Massimo Bucciantini, che ha insegnato Storia della scienza e Letteratura italiana contemporanea all’Università di Siena, in questo suo ultimo saggio (Siamo tutti galileiani, Einaudi, pp. 120, euro 12) ritorna su un tema a lui caro, ovvero quello dell’inesistenza di una differenza tra cultura umanistica e cultura scientifica. Charles P. Snow scrisse nel 1959 un saggio dal titolo Le due culture che ebbe una vasta risonanza mondiale. Il filosofo della scienza Ludovico Geymonat scriveva nella prefazione che «l’esigenza di superare la frattura oggi esistente fra le due culture ci apparirà come il frutto più maturo dello sviluppo culturale dell’umanità, come il compito più impegnativo di ogni studioso responsabile e coerente».

POSSIAMO OGGI correntemente parlare di una terza cultura, come ha intitolato un suo saggio del 1996 John Brockman, ovvero una cultura che si identifica con l’attività di «quegli scienziati che sanno dire cose nuove e interessanti sul mondo e sui noi stessi; che lo sanno raccontare a un pubblico vasto, diffondendo la conoscenza oltre i confini angusti dell’accademia».

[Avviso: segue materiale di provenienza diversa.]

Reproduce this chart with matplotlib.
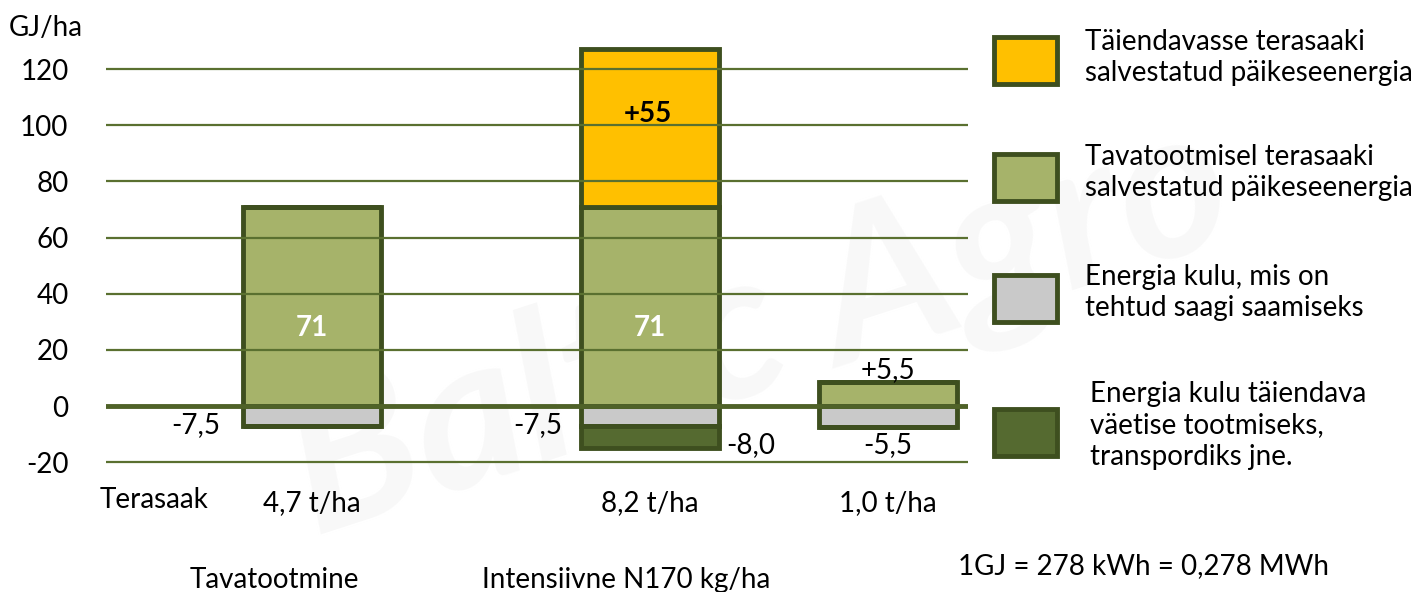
import numpy as np
import matplotlib.pyplot as plt
from matplotlib.patches import Rectangle

plt.rcParams['font.family'] = ['Lato', 'DejaVu Sans']

# andmed (GJ/ha)
yield_labels = ["4,7 t/ha", "8,2 t/ha", "1,0 t/ha"]
base_energy = [71, 71, 8.5]      # tavatootmisel salvestatud päikeseenergia
extra_energy = [0, 56, 0]        # täiendavasse terasaaki salvestatud
harvest_cost = [-7, -7, -7.5]    # saagi saamise energiakulu
fert_cost = [0, -8, 0]           # täiendava väetise tootmine jne

base_text = ["71", "71", "+5,5"]
cost_text = ["-7,5", "-7,5", "-5,5"]
extra_text = "+55"
fert_text = "-8,0"

legend_labels = [
    "Täiendavasse terasaaki\nsalvestatud päikeseenergia",
    "Tavatootmisel terasaaki\nsalvestatud päikeseenergia",
    "Energia kulu, mis on\ntehtud saagi saamiseks",
    "Energia kulu täiendava\nväetise tootmiseks,\ntranspordiks jne.",
]

c_yellow = '#FFC000'
c_green = '#A6B36A'
c_grey = '#C9C9C9'
c_dark = '#556A30'
c_edge = '#3E4F1F'
c_grid = '#5A7030'

x_pos = np.array([312, 650, 888])
bar_w = 138
fs = 20

fig = plt.figure(figsize=(14.24, 5.92), dpi=100)

# taustal vesimärk
bg = fig.add_axes([0, 0, 1, 1], zorder=-2)
bg.set_xlim(0, 1424)
bg.set_ylim(592, 0)
bg.axis('off')
bg.text(760, 330, "Baltic Agro", fontsize=150, fontstyle='italic', fontweight='bold',
        color='#f8f8f8', rotation=18, ha='center', va='center')

ax = fig.add_axes([106 / 1424, 110 / 592, 862 / 1424, 441 / 592])
ax.patch.set_visible(False)
ax.set_xlim(106, 968)
ax.set_ylim(-27, 130)

kw = dict(width=bar_w, edgecolor=c_edge, linewidth=3.5, zorder=2)
ax.bar(x_pos, base_energy, color=c_green, **kw)
ax.bar(x_pos, extra_energy, bottom=base_energy, color=c_yellow, **kw)
ax.bar(x_pos, harvest_cost, color=c_grey, **kw)
ax.bar(x_pos, fert_cost, bottom=harvest_cost, color=c_dark, **kw)

# ruudustik on tulpade peal
for v in range(-20, 121, 20):
    if v == 0:
        ax.axhline(0, color='#4F6228', lw=3.5, zorder=3)
    else:
        ax.axhline(v, color=c_grid, lw=1.6, zorder=3)

ax.set_yticks(range(-20, 121, 20))
ax.set_yticklabels([str(v) for v in range(-20, 121, 20)], fontsize=fs)
ax.tick_params(axis='y', length=0, pad=27)
ax.set_xticks(x_pos)
ax.set_xticklabels(yield_labels, fontsize=fs)
ax.tick_params(axis='x', length=0, pad=6)
for s in ax.spines.values():
    s.set_visible(False)

# väärtuste sildid
ax.text(x_pos[0], 28, base_text[0], color='white', fontweight='bold', fontsize=fs,
        ha='center', va='center', zorder=5)
ax.text(x_pos[1], 28, base_text[1], color='white', fontweight='bold', fontsize=fs,
        ha='center', va='center', zorder=5)
ax.text(x_pos[2], 13, base_text[2], fontsize=fs, ha='center', va='center', zorder=5)
ax.text(x_pos[1] - 2, 104, extra_text, fontweight='bold', fontsize=fs,
        ha='center', va='center', zorder=5)
ax.text(x_pos[0] - 116, -6.8, cost_text[0], fontsize=fs, ha='center', va='center', zorder=5)
ax.text(x_pos[1] - 112, -6.8, cost_text[1], fontsize=fs, ha='center', va='center', zorder=5)
ax.text(x_pos[1] + 101, -14, fert_text, fontsize=fs, ha='center', va='center', zorder=5)
ax.text(x_pos[2], -14, cost_text[2], fontsize=fs, ha='center', va='center', zorder=5)

# ülejäänud tekstid ja legend pikslikoordinaatides
ov = fig.add_axes([0, 0, 1, 1], zorder=5)
ov.set_xlim(0, 1424)
ov.set_ylim(592, 0)
ov.axis('off')

ov.text(9, 28, "GJ/ha", fontsize=fs, ha='left', va='center')
ov.text(100, 500, "Terasaak", fontsize=fs, ha='left', va='center')
ov.text(274, 580, "Tavatootmine", fontsize=fs, ha='center', va='center')
ov.text(626, 580, "Intensiivne N170 kg/ha", fontsize=fs, ha='center', va='center')
ov.text(1144, 566, "1GJ = 278 kWh = 0,278 MWh", fontsize=fs, ha='center', va='center')

legend_colors = [c_yellow, c_green, c_grey, c_dark]
box_top = [37, 154, 275, 409]
text_top = [29, 144, 264, 381]
text_x = [1085, 1085, 1085, 1090]
for col, lab, by, ty, tx in zip(legend_colors, legend_labels, box_top, text_top, text_x):
    ov.add_patch(Rectangle((994, by), 63, 47, facecolor=col, edgecolor=c_edge, lw=3.5))
    ov.text(tx, ty, lab, fontsize=fs, ha='left', va='top', linespacing=1.25)

fig.savefig('out.png', dpi=100)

Bucciantini porta come esempio paradigmatico dell’inesistenza di questa dicotomia, che molto ha risentito nel nostro Paese dell’influenza del pensiero di Benedetto Croce, Galileo Galilei, al quale ha dedicato altri studi fondamentali. L’attenzione nei confronti di una personalità così eclettica è dovuta proprio alla pluralità dei suoi interessi. La dimostrazione di Galileo confermava ciò che Copernico aveva ipotizzato una decina di anni prima. Non fu accettata dal Tribunale dell’Inquisizione, che lo costrinse a cedere alla sua teoria e fu condannato al carcere. Si consumò così la grande frattura tra la Chiesa e la «nuova scienza».

Galileo ritiene la scienza un fatto d’interesse pubblico, che non può essere relegato solo alle sfere più alte della società. Sceglie, pertanto, il volgare a discapito del latino per coinvolgere un pubblico il più vasto possibile, rispetto alla sola cerchia degli eruditi. Tra le sue qualità migliori si annoverano la chiarezza descrittiva della lingua e la forma convincente con cui presenta i risultati delle sue ricerche, anche in campo non scientifico. Atteggiamento che si riflette appieno nel suo stile, caratterizzato da una prosa chiara e diretta, sempre finalizzata ad uno scopo ben preciso. A metà tra relazione scientifica e opera letteraria, il «Sidereus Nuncius» è da più parti considerato come il prototipo di un genere di scrittura fino a quel momento mai visto, in cui la narrazione si fa portatrice di informazioni di natura scientifica, dimostrate e dimostrabili, tanto da rendere Galileo anche un grande scrittore nell’ambito della letteratura italiana.

TRA GLI SCRITTORI ITALIANI del Novecento che hanno interpretato al meglio la lezione di Galileo, Bucciantini riconosce Carlo Emilio Gadda, Italo Calvino, Primo Levi e Daniele Del Giudice. Calvino in un passo della sua raccolta di saggi Una pietra sopra scriveva: «Galileo usa il linguaggio non come uno strumento neutro, ma con una coscienza letteraria, con una continua partecipazione espressiva, immaginativa, addirittura lirica. Leggendo Galileo mi piace cercare i passi in cui parla della Luna: è la prima volta che la Luna diventa per gli uomini un oggetto reale, che viene descritta minutamente come cosa tangibile, eppure appena la Luna compare, nel linguaggio di Galileo si sente una specie di rarefazione, di levitazione: ci s’innalza in un’incantata sospensione».

Il messaggio più importante che Galileo ci trasmette, come Bucciantini rimarca chiudendo il suo saggio è quello di «un’idea di scienza come sapere autonomo, aperto e pubblico, fondato sul binomi inseparabile delle sensate esperienze e delle certe dimostrazioni». Ancora oggi di un’estrema modernità e un monito per tutti noi.